With Guerra’s first response to my query, he was unyielding and did not even inquire what we had found before blurting out the second point about the elderly man. I personally felt the statement to be condescending to his constituency generally.
As to the third and fourth points, was he somehow acknowledging that there was, indeed, a problem? If so, it was not my responsibility, or any other constituent’s, to petition the county judge and commissioners for more funds to beef up the staffing at the district attorney’s office. That was his job, but we would have supported him in it if necessary.
Just this week of March 17, the Hidalgo County district attorney’s office requested the impounding of machines and election records to investigate allegations of vote tampering in the 2014 Democrat primary. The action was initiated by the complaints of several individuals running for various offices in the election.
This is one time the office of the district attorney should not be involved in the investigation. Guerra should have recused himself and his staff from initiating this action. There is a direct conflict of interest due to his own lost race in this primary. It would have been far more wise and appropriate to have turned it over to the office of Attorney General Greg Abbott to request the court order to impound the documents and to investigate the allegations.
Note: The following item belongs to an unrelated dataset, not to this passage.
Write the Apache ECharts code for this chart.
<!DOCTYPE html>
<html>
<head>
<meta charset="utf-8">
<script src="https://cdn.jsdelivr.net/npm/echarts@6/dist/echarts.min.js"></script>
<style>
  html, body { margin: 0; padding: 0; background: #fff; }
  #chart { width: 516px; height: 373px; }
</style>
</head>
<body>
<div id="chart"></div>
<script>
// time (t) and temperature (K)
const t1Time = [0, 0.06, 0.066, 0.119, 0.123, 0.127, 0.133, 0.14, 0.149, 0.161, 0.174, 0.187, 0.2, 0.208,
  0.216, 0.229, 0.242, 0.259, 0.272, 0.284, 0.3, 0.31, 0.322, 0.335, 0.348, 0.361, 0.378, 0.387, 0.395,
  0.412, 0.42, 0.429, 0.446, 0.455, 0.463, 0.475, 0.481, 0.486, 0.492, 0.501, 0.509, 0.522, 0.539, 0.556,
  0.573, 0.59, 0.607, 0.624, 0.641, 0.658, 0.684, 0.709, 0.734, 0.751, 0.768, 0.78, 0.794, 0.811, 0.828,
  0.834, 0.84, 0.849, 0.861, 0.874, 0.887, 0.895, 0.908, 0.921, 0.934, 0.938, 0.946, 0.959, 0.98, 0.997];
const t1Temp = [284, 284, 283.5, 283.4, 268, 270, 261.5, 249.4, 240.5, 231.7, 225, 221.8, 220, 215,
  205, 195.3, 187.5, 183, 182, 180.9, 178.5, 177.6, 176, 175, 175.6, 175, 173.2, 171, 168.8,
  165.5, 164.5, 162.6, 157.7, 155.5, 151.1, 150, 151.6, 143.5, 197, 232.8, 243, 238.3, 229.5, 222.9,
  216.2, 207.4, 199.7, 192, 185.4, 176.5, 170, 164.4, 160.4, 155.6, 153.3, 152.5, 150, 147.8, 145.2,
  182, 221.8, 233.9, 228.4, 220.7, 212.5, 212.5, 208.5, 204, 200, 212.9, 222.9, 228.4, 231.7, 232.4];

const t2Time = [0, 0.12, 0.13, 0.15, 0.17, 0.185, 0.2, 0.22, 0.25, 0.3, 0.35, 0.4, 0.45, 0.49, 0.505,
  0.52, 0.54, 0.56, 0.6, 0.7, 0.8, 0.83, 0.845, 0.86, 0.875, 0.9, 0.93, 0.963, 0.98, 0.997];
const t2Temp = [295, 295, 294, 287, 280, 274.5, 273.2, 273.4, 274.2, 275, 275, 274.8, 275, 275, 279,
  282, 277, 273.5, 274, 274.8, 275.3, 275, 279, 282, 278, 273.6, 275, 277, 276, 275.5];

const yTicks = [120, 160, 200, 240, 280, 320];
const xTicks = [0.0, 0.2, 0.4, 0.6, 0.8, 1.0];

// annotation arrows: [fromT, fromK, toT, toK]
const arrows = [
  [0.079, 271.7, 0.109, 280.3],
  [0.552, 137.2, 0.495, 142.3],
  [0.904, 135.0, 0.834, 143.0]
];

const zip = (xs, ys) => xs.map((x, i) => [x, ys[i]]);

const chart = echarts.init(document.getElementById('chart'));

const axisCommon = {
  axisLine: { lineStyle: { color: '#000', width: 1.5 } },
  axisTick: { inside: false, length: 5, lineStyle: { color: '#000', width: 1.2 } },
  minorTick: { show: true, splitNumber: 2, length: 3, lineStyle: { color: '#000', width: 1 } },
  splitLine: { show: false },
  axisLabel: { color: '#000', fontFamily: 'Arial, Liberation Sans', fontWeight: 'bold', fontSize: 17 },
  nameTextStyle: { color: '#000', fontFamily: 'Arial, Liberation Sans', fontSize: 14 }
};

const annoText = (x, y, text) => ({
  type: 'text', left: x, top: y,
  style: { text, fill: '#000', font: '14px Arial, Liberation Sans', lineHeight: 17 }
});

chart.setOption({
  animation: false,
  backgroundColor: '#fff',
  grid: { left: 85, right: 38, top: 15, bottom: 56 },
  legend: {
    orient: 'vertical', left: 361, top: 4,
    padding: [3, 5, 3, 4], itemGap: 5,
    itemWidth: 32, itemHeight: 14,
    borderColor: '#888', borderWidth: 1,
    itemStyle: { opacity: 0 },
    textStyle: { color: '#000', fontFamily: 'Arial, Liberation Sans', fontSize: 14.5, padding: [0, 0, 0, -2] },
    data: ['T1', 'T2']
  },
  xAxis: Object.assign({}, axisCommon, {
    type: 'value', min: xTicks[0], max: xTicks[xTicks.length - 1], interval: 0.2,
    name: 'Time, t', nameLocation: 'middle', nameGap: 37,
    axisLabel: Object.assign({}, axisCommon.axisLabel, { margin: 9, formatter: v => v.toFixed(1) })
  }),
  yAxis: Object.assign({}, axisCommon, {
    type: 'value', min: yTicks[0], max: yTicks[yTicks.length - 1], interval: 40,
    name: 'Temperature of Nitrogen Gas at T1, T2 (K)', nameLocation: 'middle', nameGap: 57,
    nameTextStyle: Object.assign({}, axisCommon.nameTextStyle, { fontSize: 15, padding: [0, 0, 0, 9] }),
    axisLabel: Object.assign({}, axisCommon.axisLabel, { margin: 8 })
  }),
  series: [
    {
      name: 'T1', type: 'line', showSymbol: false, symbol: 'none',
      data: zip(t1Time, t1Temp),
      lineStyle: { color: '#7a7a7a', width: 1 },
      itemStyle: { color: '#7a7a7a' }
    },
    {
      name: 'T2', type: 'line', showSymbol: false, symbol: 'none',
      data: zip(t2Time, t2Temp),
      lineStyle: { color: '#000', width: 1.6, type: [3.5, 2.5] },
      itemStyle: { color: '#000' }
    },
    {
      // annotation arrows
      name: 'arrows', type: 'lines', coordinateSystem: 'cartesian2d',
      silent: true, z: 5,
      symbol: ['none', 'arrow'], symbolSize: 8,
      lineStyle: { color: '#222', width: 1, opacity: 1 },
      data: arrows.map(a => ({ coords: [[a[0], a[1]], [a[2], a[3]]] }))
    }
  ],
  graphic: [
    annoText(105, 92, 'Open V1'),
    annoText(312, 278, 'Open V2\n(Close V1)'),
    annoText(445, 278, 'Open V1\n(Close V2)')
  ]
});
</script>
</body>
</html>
If the request came directly from Guerra, Abbott would have taken it very seriously as one legal authority to another.
This whole scenario of impounding these records raises a lengthy list of questions related to what is now going to be an unhealthy environment of who is handling and reviewing these records. It will continually raise allegations of missing documents and altered records. It becomes the case of who is the fox and who is the henhouse. Even the appearance of possible impropriety has to be avoided to not cast doubt on the process.
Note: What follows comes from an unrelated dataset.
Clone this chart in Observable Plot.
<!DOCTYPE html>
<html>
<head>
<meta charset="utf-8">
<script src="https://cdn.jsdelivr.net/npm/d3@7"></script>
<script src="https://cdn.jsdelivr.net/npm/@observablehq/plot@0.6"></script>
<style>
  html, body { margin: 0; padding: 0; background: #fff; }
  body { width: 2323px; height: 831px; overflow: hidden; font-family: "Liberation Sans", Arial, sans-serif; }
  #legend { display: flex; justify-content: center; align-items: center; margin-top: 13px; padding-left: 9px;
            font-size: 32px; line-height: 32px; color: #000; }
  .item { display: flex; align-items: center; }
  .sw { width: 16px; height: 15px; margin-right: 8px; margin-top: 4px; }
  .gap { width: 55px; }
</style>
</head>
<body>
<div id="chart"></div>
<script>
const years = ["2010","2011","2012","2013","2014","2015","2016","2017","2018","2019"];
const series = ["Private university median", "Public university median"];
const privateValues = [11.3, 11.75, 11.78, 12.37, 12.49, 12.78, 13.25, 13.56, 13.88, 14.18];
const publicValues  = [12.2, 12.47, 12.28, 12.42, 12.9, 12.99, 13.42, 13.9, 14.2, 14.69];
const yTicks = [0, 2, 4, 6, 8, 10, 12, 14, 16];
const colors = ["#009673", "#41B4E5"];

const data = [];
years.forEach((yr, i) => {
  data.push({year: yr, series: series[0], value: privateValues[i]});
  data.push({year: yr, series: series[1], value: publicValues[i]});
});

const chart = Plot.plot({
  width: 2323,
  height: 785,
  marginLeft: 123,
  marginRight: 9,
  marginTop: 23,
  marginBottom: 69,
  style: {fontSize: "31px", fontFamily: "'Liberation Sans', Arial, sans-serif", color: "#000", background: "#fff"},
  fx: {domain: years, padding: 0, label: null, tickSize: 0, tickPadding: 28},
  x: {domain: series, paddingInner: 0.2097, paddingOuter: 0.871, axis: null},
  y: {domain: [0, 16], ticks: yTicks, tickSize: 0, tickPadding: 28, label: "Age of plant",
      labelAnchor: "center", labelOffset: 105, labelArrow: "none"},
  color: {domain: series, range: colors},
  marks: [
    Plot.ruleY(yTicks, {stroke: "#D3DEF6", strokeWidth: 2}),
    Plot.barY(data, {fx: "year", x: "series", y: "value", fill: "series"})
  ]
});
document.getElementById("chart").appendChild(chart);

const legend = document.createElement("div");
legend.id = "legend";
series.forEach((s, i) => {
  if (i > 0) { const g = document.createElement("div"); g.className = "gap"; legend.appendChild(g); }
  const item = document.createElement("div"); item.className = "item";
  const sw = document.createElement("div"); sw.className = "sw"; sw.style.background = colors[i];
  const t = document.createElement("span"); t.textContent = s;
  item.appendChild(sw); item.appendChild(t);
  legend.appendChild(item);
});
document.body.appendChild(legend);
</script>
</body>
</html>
From where does his department now get the money, time and manpower to do this? Where has equal consideration been shown to countless numbers of individuals for decades who were seeking due justice from oppression in their communities through the district attorney’s office?
Every, single office holder sits in an elected position. In our current culture of politics, each elected person is afraid to upset the apple cart. They are all in the cart holding onto their apple.
Under the current circumstances, if Attorney General Abbot, a Republican seeking election to become governor, were to take on this case, he has to deal with the negative backlash by Democrats across the state. In the usual pattern of party politics, the Dems would scream “sour grapes” that a Republican was playing political games to undermine and manipulate a county’s Democrat primary. But, if Abbott is going to do the job to which he was elected, he would need to pull up his bootstraps and just “do it.”
These games are loosely called “politics as usual” to dumb down the significance of what is happening, but these “politics” impact people’s lives. It’s an ultimate “Catch 22” and a lose/lose situation for all of us.
To reiterate my position in previous weeks: The politicians are the problem. We, the people, are the answer. It’s time to create a new paradigm.